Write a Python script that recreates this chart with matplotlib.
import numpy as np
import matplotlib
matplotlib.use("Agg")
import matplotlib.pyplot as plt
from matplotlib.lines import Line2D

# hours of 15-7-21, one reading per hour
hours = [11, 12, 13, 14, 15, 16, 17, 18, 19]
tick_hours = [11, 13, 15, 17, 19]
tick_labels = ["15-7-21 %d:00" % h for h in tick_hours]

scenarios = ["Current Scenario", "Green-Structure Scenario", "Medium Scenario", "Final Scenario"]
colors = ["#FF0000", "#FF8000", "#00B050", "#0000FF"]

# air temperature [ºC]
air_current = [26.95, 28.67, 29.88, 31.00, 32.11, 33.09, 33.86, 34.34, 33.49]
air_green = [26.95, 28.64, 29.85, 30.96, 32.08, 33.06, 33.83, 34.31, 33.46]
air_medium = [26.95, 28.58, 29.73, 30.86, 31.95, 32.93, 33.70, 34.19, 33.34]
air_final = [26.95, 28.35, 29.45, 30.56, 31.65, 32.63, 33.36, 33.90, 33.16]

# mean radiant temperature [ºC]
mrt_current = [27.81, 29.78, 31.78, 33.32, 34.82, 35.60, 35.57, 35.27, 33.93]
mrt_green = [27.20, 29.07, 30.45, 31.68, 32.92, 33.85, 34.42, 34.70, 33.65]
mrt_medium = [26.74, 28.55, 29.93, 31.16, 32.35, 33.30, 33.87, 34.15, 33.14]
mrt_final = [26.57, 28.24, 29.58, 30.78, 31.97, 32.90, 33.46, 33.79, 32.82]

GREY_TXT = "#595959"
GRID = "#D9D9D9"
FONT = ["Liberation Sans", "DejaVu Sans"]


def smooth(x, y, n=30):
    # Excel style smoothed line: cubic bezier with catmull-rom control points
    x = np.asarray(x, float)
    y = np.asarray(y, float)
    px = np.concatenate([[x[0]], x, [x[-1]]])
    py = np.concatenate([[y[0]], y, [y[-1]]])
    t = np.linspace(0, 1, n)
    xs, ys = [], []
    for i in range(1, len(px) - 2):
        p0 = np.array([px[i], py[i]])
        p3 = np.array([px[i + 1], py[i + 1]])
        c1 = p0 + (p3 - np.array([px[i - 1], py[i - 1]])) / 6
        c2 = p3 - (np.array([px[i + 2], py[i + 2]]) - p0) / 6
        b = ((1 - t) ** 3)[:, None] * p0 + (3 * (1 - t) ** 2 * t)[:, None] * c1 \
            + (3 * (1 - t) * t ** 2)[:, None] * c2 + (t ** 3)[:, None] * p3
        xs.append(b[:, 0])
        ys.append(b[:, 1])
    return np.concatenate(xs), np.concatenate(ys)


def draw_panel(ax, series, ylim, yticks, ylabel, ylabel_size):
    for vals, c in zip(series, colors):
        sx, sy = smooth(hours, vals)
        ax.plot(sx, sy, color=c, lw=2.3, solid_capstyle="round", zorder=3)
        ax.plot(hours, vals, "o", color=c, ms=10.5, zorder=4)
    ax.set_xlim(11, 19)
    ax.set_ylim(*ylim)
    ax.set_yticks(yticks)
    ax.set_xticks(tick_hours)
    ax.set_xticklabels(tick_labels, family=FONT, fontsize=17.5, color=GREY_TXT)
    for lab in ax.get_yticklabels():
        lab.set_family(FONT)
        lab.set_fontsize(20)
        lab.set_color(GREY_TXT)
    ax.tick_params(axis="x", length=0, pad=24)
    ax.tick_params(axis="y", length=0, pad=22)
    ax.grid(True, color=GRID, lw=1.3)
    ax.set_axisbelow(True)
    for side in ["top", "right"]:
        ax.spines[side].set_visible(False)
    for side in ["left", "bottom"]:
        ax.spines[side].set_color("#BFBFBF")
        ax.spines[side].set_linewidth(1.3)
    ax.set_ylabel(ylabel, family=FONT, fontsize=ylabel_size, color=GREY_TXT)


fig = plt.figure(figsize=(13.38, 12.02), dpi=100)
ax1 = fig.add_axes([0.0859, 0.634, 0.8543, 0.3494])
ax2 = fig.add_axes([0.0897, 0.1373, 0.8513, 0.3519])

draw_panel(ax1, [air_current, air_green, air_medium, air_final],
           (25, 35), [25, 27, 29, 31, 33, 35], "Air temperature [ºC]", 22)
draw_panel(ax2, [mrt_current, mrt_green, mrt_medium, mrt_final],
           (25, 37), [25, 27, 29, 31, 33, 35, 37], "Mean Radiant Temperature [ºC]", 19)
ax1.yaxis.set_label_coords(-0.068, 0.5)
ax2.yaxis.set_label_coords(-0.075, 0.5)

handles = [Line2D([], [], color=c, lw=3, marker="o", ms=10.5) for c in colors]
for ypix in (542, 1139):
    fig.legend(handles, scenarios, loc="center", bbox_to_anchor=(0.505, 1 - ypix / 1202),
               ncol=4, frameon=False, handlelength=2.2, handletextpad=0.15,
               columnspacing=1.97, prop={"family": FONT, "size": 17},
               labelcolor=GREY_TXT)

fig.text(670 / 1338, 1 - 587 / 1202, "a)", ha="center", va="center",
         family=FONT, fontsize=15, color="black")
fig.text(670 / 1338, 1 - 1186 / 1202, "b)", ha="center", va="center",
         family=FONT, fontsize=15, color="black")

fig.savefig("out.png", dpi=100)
---
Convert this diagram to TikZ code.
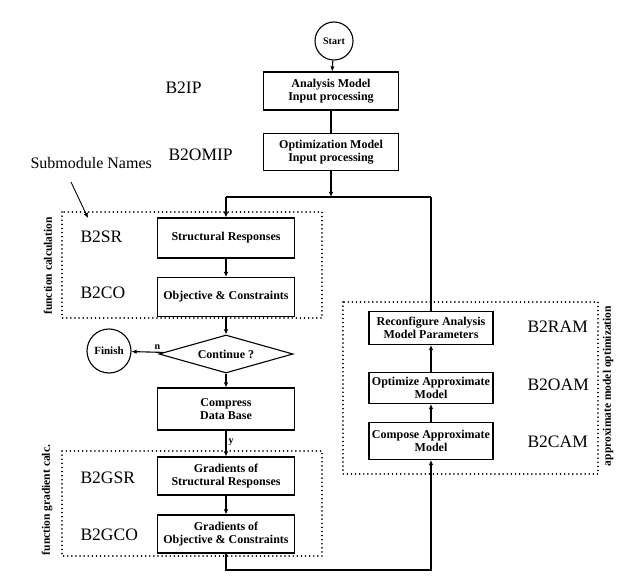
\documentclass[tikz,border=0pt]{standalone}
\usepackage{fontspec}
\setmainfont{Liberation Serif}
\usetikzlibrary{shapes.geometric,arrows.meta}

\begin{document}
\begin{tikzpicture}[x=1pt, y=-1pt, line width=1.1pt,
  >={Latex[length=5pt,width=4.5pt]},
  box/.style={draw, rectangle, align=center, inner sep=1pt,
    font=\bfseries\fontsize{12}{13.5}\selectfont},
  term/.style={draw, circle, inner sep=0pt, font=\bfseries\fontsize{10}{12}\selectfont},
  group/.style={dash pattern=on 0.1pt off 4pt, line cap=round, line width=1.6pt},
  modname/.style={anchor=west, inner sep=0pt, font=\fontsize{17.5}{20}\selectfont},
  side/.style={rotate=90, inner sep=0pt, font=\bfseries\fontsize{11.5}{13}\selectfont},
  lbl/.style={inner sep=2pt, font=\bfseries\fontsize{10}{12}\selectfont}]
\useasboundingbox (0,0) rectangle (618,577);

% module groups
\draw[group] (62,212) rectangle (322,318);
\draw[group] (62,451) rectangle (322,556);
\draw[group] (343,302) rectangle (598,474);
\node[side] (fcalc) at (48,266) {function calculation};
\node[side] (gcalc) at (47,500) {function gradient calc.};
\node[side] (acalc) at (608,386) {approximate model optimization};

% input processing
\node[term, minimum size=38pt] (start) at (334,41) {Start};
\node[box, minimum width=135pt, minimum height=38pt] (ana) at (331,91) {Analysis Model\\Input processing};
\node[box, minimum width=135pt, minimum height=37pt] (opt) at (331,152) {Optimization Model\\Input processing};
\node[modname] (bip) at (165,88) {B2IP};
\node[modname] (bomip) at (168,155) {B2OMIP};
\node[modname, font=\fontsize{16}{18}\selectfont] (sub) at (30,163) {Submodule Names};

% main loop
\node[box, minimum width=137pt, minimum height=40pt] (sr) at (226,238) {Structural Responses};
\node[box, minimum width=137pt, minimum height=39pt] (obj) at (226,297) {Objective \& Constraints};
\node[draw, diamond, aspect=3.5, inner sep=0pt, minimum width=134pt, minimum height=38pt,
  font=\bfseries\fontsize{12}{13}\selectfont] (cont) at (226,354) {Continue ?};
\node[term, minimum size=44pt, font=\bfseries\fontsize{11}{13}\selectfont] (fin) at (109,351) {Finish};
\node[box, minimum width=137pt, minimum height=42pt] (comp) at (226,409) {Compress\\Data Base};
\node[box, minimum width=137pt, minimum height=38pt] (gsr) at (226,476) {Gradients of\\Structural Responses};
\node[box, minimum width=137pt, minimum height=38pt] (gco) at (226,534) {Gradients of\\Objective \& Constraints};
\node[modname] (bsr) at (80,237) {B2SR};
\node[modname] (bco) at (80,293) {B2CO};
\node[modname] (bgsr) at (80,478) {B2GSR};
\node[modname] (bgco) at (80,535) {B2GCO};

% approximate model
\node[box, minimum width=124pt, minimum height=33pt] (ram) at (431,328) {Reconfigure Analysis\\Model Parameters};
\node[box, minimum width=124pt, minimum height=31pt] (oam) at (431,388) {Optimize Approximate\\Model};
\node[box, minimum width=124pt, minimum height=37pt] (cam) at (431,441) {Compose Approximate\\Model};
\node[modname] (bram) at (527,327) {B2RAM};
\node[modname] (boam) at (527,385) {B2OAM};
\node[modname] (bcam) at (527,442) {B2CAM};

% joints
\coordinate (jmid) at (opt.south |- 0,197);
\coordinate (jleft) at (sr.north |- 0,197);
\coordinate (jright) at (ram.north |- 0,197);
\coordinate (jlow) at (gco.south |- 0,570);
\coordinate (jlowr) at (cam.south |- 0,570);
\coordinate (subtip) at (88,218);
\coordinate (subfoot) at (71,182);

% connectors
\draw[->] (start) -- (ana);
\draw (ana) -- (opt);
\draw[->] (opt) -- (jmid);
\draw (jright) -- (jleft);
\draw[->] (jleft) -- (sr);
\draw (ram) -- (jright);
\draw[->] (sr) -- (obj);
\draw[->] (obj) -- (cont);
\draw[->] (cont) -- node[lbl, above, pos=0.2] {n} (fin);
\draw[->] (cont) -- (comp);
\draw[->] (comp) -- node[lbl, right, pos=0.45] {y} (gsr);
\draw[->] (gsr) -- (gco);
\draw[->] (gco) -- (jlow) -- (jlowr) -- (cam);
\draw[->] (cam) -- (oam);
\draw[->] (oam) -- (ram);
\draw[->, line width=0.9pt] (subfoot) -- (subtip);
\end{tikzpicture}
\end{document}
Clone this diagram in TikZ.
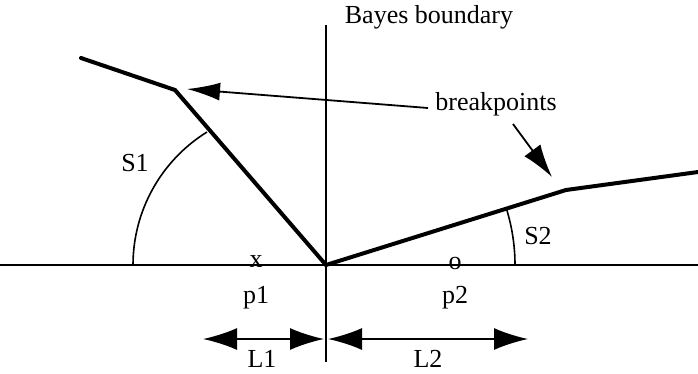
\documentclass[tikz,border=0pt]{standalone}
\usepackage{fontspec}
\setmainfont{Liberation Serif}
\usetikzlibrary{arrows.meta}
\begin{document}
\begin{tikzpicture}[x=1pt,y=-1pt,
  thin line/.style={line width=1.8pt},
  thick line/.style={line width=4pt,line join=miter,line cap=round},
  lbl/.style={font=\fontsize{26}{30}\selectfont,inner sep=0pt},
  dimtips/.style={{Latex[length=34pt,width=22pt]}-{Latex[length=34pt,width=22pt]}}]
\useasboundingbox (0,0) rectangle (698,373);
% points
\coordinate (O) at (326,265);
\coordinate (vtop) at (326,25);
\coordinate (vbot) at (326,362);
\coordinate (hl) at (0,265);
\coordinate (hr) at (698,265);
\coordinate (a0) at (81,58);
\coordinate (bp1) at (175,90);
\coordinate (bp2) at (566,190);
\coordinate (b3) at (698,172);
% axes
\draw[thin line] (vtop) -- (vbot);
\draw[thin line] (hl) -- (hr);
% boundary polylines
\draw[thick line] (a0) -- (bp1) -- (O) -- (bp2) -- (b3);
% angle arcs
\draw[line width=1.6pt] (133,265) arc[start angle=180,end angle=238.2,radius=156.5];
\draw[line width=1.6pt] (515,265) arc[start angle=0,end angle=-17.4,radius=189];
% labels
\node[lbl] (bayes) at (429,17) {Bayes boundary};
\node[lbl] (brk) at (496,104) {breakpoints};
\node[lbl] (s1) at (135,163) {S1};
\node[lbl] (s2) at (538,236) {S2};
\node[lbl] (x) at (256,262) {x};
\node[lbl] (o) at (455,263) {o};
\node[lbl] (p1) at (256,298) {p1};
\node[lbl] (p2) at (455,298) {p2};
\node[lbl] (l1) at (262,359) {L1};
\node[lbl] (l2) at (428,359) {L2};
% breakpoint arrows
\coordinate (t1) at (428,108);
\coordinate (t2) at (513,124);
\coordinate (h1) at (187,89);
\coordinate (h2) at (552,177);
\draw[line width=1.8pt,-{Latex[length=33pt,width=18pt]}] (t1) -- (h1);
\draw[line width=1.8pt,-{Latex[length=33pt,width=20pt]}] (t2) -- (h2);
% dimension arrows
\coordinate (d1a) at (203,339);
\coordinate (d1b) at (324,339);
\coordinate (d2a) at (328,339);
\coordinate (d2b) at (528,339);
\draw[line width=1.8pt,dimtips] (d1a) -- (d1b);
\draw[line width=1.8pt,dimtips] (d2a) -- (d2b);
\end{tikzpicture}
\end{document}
---
• STATED TASK
Copy out only the lines above from the one with "Write a Python" to the one with "from matplotlib.lines import Line2D", inclusive, exactly as they stand.

• FINAL RESULT
Write a Python script that recreates this chart with matplotlib.
import numpy as np
import matplotlib
matplotlib.use("Agg")
import matplotlib.pyplot as plt
from matplotlib.lines import Line2D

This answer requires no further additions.